I see. The problem with me writing these is even though I'm not an expert, I do have a bit of knowledge on certain things so I'm prone to say things that make sense to me but not to beginners. I'll rethink it
Is it becoming a thing to misspell and add grammatical mistakes on purpose to show that an LLM didn't write the blog post? I noticed several spelling mistakes in Karpathy's blog post that this article is based on and in this article.
People aren't gonna be happy I spell this out, but, Karpathy's not The Dude.
He's got a big Twitter following so people assume somethings going on or important, but he just isn't.
Biggest thing he did in his career was feed Elon's Full Self Driving delusion for years and years and years.
Note, then, how long he lasted at OpenAI, and how much time he spends on code golf.

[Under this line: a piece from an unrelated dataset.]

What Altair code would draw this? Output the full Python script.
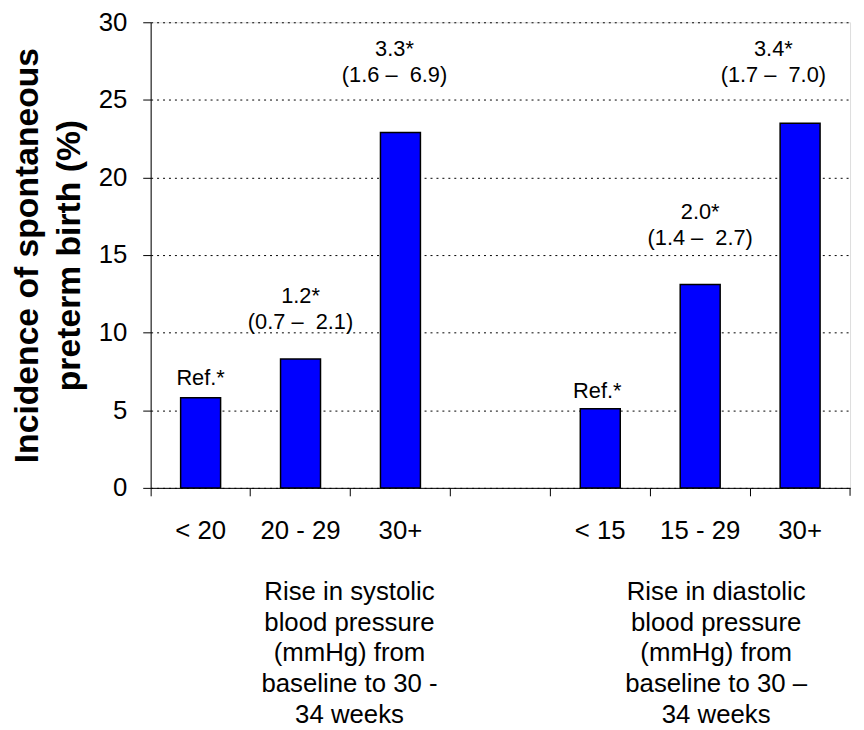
import json
import altair as alt
import pandas as pd

# ---- data -------------------------------------------------------------
slot_ids = ["0", "1", "2", "3", "4", "5", "6"]
tick_labels = ["< 20", "20 - 29", "30+", "", "< 15", "15 - 29", "30+"]

bar_slots = ["0", "1", "2", "4", "5", "6"]
incidence = [5.8, 8.3, 22.9, 5.1, 13.1, 23.5]
NB = "\u00a0"
or_labels = ["Ref.*",
             "1.2*\n(0.7 \u2013" + NB + " 2.1)",
             "3.3*\n(1.6 \u2013" + NB + " 6.9)",
             "Ref.*",
             "2.0*\n(1.4 \u2013" + NB + " 2.7)",
             "3.4*\n(1.7 \u2013" + NB + " 7.0)"]
label_y = [6.6, 11.9, 27.8, 5.8, 17.3, 27.8]
label_dx = [0, 0, -6, -3, 0, -27]

group_titles = ["Rise in systolic\nblood pressure\n(mmHg) from\nbaseline to 30 -\n34 weeks",
                "Rise in diastolic\nblood pressure\n(mmHg) from\nbaseline to 30 \u2013\n34 weeks"]
group_slots = ["1", "5"]

y_title = ["Incidence of spontaneous", "preterm birth (%)"]

FONT = "Liberation Sans"
W, H = 706, 470
BAND = W / len(slot_ids)

bars_df = pd.DataFrame({"slot": bar_slots, "value": incidence})
lab_df = pd.DataFrame({"slot": bar_slots, "text": or_labels, "ly": label_y, "dx": label_dx})

label_expr = json.dumps(tick_labels) + "[toNumber(datum.value)]"

x_scale = alt.Scale(domain=slot_ids, paddingInner=0, paddingOuter=0)
x_axis = alt.Axis(title=None, bandPosition=0,
                  labelExpr=label_expr, labelFont=FONT, labelFontSize=26,
                  labelColor="black", labelPadding=22, tickSize=8,
                  tickColor="black", domainColor="black", grid=False,
                  labelAngle=0)
y_scale = alt.Scale(domain=[0, 30], nice=False)
y_axis = alt.Axis(title=y_title, values=[0, 5, 10, 15, 20, 25, 30],
                  titleFont=FONT, titleFontSize=34, titleFontWeight="bold",
                  titleLineHeight=42, titleColor="black", titlePadding=12,
                  labelFont=FONT, labelFontSize=26, labelColor="black",
                  labelPadding=16, tickSize=8, tickColor="black",
                  domainColor="black", grid=True, gridColor="black",
                  gridDash=[2, 4], gridWidth=1)

bars = alt.Chart(bars_df).mark_bar(
    width=alt.RelativeBandSize(0.4), color="#0000ff", stroke="black", strokeWidth=1.5
).encode(
    x=alt.X("slot:N", scale=x_scale, axis=x_axis, sort=slot_ids),
    y=alt.Y("value:Q", scale=y_scale, axis=y_axis),
)

labels = alt.Chart(lab_df).transform_calculate(
    xo=f"datum.dx + {BAND / 2}"
).mark_text(
    font=FONT, fontSize=22, lineHeight=26, baseline="alphabetic",
    align="center", color="black", lineBreak="\n"
).encode(
    x=alt.X("slot:N", scale=x_scale, sort=slot_ids),
    xOffset=alt.XOffset("xo:Q", scale=None),
    y=alt.Y("ly:Q", scale=y_scale),
    text="text:N",
)

# closing tick at the right end of the category axis
end_tick = alt.Chart(pd.DataFrame({"slot": [slot_ids[-1]]})).mark_rule(
    color="black", strokeWidth=1
).encode(
    x=alt.X("slot:N", scale=x_scale, sort=slot_ids, bandPosition=1),
    y=alt.value(H),
    y2=alt.value(H + 8),
)

def group_layer(i, band_pos):
    df = pd.DataFrame({"slot": [group_slots[i]], "text": [group_titles[i]]})
    return alt.Chart(df).mark_text(
        font=FONT, fontSize=26, lineHeight=31, baseline="top",
        align="center", color="black", lineBreak="\n"
    ).encode(
        x=alt.X("slot:N", scale=x_scale, sort=slot_ids, bandPosition=band_pos),
        y=alt.value(H + 92),
        text="text:N",
    )

chart = alt.layer(bars, labels, end_tick, group_layer(0, 0.99), group_layer(1, 0.66)).properties(
    width=W, height=H,
    autosize=alt.AutoSizeParams(type="none"),
    padding={"left": 144, "top": 11, "right": 6, "bottom": 241},
).configure_view(stroke="#808080", strokeWidth=1).configure(background="white")

chart.save("out.html", embed_options={"renderer": "svg", "actions": False})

If you're angry to read this, please, take a minute and let me know the last time you saw something from him that didn't involve A) code golf B) coining phrases.
I have no skin in the game here, but this seems a bit "sharp-edged", do you have something against the guy? He just seems deep into his influencer/retired hobbyist arc to me...

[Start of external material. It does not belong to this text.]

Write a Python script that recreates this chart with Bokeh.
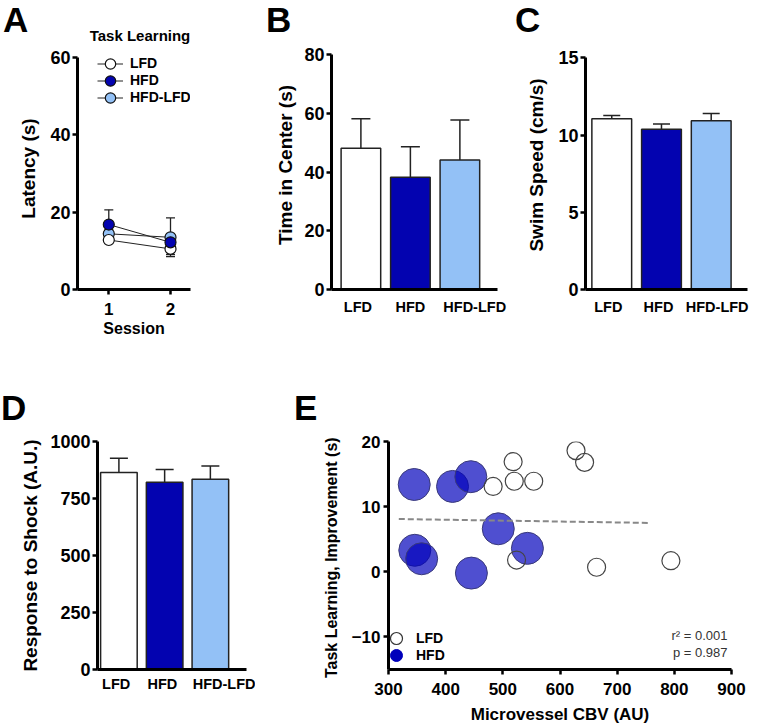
import numpy as np
from bokeh.plotting import figure
from bokeh.models import Range1d, FixedTicker, Label, Legend, LegendItem, Div
from bokeh.layouts import row, column
from bokeh.embed import file_html
from bokeh.resources import INLINE

FONT = "Liberation Sans"

# ---------------- data ----------------
groups = ["LFD", "HFD", "HFD-LFD"]
group_pos = [1, 2, 3]
group_colors = ["#ffffff", "#0303b0", "#93c1f6"]

# A: task learning latency by session
sessions = [1, 2]
lat_lfd = [12.8, 10.5]
lat_lfd_err = [0.8, 1.5]
lat_hfd = [16.8, 12.2]
lat_hfd_err = [3.8, 1.0]
lat_hfdlfd = [14.4, 13.5]
lat_hfdlfd_err = [1.0, 5.0]
a_yticks = [0, 20, 40, 60]

# B: time in center
center_time = [48.1, 38.2, 44.1]
center_err = [10.0, 10.4, 13.6]
b_yticks = [0, 20, 40, 60, 80]

# C: swim speed
swim_speed = [11.05, 10.37, 10.93]
swim_err = [0.21, 0.35, 0.47]
c_yticks = [0, 5, 10, 15]

# D: response to shock
shock = [864, 821, 834]
shock_err = [62, 56, 59]
d_yticks = [0, 250, 500, 750, 1000]

# E: CBV vs improvement
lfd_cbv = [628, 643, 518, 520, 554, 483, 524, 664, 794]
lfd_impr = [18.6, 16.8, 16.9, 13.9, 13.9, 13.1, 1.8, 0.7, 1.7]
hfd_cbv = [345, 412, 444, 492, 346, 358, 445, 543]
hfd_impr = [13.4, 13.1, 14.6, 6.6, 3.3, 2.0, -0.2, 3.6]
fit_x = [318, 757]
fit_y = [8.1, 7.5]
e_xticks = [300, 400, 500, 600, 700, 800, 900]
e_yticks = [-10, 0, 10, 20]
stats_r2 = "r\u00b2 = 0.001"
stats_p = "p = 0.987"


def make_fig(w, h, l, r, t, b, xr, yr):
    p = figure(width=w, height=h, x_range=Range1d(*xr), y_range=Range1d(*yr),
               output_backend="svg", toolbar_location=None,
               min_border_left=l, min_border_right=r, min_border_top=t, min_border_bottom=b)
    p.outline_line_color = None
    p.grid.visible = False
    p.background_fill_color = "white"
    p.border_fill_color = "white"
    return p


def style_axis(ax, ticks, tick_size, label_size, has_ticks=True, tick_standoff=2, label_standoff=6):
    ax.ticker = FixedTicker(ticks=ticks)
    ax.axis_line_width = 3
    ax.axis_line_color = "black"
    ax.major_tick_line_width = 2.5
    ax.major_tick_line_color = "black" if has_ticks else None
    ax.major_tick_in = 0
    ax.major_tick_out = 5 if has_ticks else 0
    ax.minor_tick_line_color = None
    ax.major_label_text_font = FONT
    ax.major_label_text_font_style = "bold"
    ax.major_label_text_font_size = tick_size
    ax.major_label_text_color = "black"
    ax.major_label_standoff = tick_standoff
    ax.axis_label_text_font = FONT
    ax.axis_label_text_font_style = "bold"
    ax.axis_label_text_font_size = label_size
    ax.axis_label_text_color = "black"
    ax.axis_label_standoff = label_standoff


def bar_panel(p, values, errs, cap, label_shift, standoff):
    p.vbar(x=group_pos, top=values, bottom=0, width=0.8, fill_color=group_colors,
           line_color="#222222", line_width=1.5)
    tops = [v + e for v, e in zip(values, errs)]
    p.segment(x0=group_pos, y0=values, x1=group_pos, y1=tops, line_color="#222222", line_width=1.5)
    p.scatter(x=group_pos, y=tops, marker="dash", size=cap, line_color="#222222", line_width=1.5)
    label_pos = [g + s for g, s in zip(group_pos, label_shift)]
    style_axis(p.xaxis[0], label_pos, "14.5px", "15px", has_ticks=False, tick_standoff=standoff)
    p.xaxis.major_label_overrides = {lp: g for lp, g in zip(label_pos, groups)}


def one_item_legend(p, label, renderers, loc, gw, gh, standoff):
    leg = Legend(items=[LegendItem(label=label, renderers=renderers)], location=loc,
                 glyph_width=gw, glyph_height=gh, label_standoff=standoff, padding=0, margin=0,
                 spacing=0, label_height=gh, border_line_color=None, background_fill_alpha=0,
                 label_text_font=FONT, label_text_font_style="bold",
                 label_text_font_size="14px", label_text_color="black")
    p.add_layout(leg)


def span(text, left, top, size, lh, width=None):
    w = f"width:{width}px;text-align:center;" if width else ""
    return (f'<div style="position:absolute;left:{left}px;top:{top}px;{w}'
            f'font-family:\'{FONT}\';font-weight:bold;font-size:{size}px;'
            f'line-height:{lh}px;color:black;white-space:nowrap;">{text}</div>')


def strip(inner, w, h):
    html = f'<div style="position:relative;width:{w}px;height:{h}px;">' + inner + '</div>'
    return Div(text=html, width=w, height=h, margin=0)


# ---------------- A ----------------
pA = make_fig(255, 321, 77, 65, 0, 79, (0.493, 2.324), (0, 62.59))
style_axis(pA.yaxis[0], a_yticks, "18px", "19px", tick_standoff=2, label_standoff=8)
style_axis(pA.xaxis[0], sessions, "17px", "16px", tick_standoff=8, label_standoff=2)
pA.yaxis.bounds = (0, 60)
pA.xaxis.axis_label = "Session"
pA.yaxis.axis_label = "Latency (s)"

a_series = [("HFD-LFD", lat_hfdlfd, lat_hfdlfd_err, group_colors[2]),
            ("LFD", lat_lfd, lat_lfd_err, group_colors[0]),
            ("HFD", lat_hfd, lat_hfd_err, group_colors[1])]
line_r = {}
for name, vals, errs, col in a_series:
    line_r[name] = pA.line(sessions, vals, line_color="#222222", line_width=1)
for name, vals, errs, col in a_series:
    lo = [v - e for v, e in zip(vals, errs)]
    hi = [v + e for v, e in zip(vals, errs)]
    pA.segment(x0=sessions, y0=lo, x1=sessions, y1=hi, line_color="#222222", line_width=1.3)
    pA.scatter(x=sessions + sessions, y=lo + hi, marker="dash", size=9, line_color="#222222", line_width=1.3)
mark_r = {}
for name, vals, errs, col in a_series:
    mark_r[name] = pA.scatter(sessions, vals, size=11, fill_color=col, line_color="#111111", line_width=1.2)

for g, yb in zip(groups, [212.5, 195.5, 178.5]):
    one_item_legend(pA, g, [line_r[g], mark_r[g]], (20, yb), 26, 27, 7)

# ---------------- B ----------------
pB = make_fig(255, 328, 76, 13, 0, 79, (0.406, 3.76), (0, 84.77))
style_axis(pB.yaxis[0], b_yticks, "18px", "19px", tick_standoff=2, label_standoff=5)
pB.yaxis.bounds = (0, 80)
pB.yaxis.axis_label = "Time in Center (s)"
bar_panel(pB, center_time, center_err, 19, [-0.06, 0.0, 0.30], 9)

# ---------------- C ----------------
pC = make_fig(248, 328, 75, 11, 0, 79, (0.472, 3.73), (0, 16.12))
style_axis(pC.yaxis[0], c_yticks, "18px", "19px", tick_standoff=2, label_standoff=8)
pC.yaxis.bounds = (0, 15)
pC.yaxis.axis_label = "Swim Speed (cm/s)"
bar_panel(pC, swim_speed, swim_err, 17, [-0.07, -0.06, 0.12], 9)

# ---------------- D ----------------
pD = make_fig(255, 303, 97, 9, 16, 56, (0.532, 3.79), (0, 1000))
style_axis(pD.yaxis[0], d_yticks, "18px", "19px", tick_standoff=2, label_standoff=6)
pD.yaxis.axis_label = "Response to Shock (A.U.)"
bar_panel(pD, shock, shock_err, 18, [-0.06, -0.05, 0.37], 6)

# ---------------- E ----------------
pE = make_fig(503, 303, 133, 27, 16, 59, (300, 900), (-15, 20))
style_axis(pE.yaxis[0], e_yticks, "17px", "16px", tick_standoff=3, label_standoff=9)
style_axis(pE.xaxis[0], e_xticks, "17px", "17px", tick_standoff=8, label_standoff=7)
pE.xaxis.axis_label = "Microvessel CBV (AU)"
pE.yaxis.axis_label = "Task Learning, Improvement  (s)"
pE.scatter(hfd_cbv, hfd_impr, size=32, fill_color="#0000bb", fill_alpha=0.69,
           line_color="#3a3a7a", line_width=1)
pE.scatter(lfd_cbv, lfd_impr, size=18, fill_color="white", fill_alpha=0.0,
           line_color="#444444", line_width=1.2)
pE.line(fit_x, fit_y, line_color="#888888", line_width=2, line_dash="6 3")
nan = np.array([np.nan])
leg_lfd = pE.scatter(nan, nan, size=12, fill_color="white", line_color="#333333", line_width=1.2)
leg_hfd = pE.scatter(nan, nan, size=12, fill_color="#0000bb", line_color="#0000bb", line_width=1)
one_item_legend(pE, "LFD", [leg_lfd], (-7, 16), 30, 30, 5)
one_item_legend(pE, "HFD", [leg_hfd], (-7, -1), 30, 30, 5)
for txt, yy in [(stats_r2, 34), (stats_p, 17)]:
    pE.add_layout(Label(x=339, y=yy, x_units="screen", y_units="screen", text=txt,
                        text_font=FONT, text_font_size="13px", text_align="right",
                        text_baseline="alphabetic", text_color="#333333"))

# ---------------- panel letters / header strips ----------------
divA = strip(span("A", 3, 0, 35, 40) + span("Task Learning", 80, 27, 15, 18, width=120), 255, 47)
divB = strip(span("B", 11, 0, 35, 40), 255, 40)
divC = strip(span("C", 5, 0, 35, 40), 248, 40)
divDE = strip(span("D", 1, 20, 35, 40) + span("E", 294, 20, 35, 40), 758, 57)

top_row = row(column(divA, pA), column(divB, pB), column(divC, pC))
layout = column(top_row, divDE, row(pD, pE))
open("out.html", "w").write(file_html(layout, INLINE))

No, and me too. Just had been sitting in my chest a while when I see people expecting non-hobbyist work from him. And had been worried to post it because things you and I understand become sharp-edged when spoken out loud to other people who don't.
Tesla FSD isn't a delusion. There are people using it to successfully do long distance drives across the USA right now, without interventions. Dunno how much credit Karpathy gets for that, but the tech works.
I know many comments mentioned that it was too introductory, or too deep. But as someone that does not have much experience understanding how these models work, I found this overview to be pretty great.
There were some concepts I didn't quite understand but I think this is a good starting point to learning more about the topic.
That was one of the most helpful walkthroughs i've read. Thanks for explaining so well with all of the steps.
I wasn't a coder but with AI I am actually writing code. The more i familiarise myself with everything the easier it becomes to learn. I find AI fascinating. By making it so simple and clear it helps when i think what i need to feed it.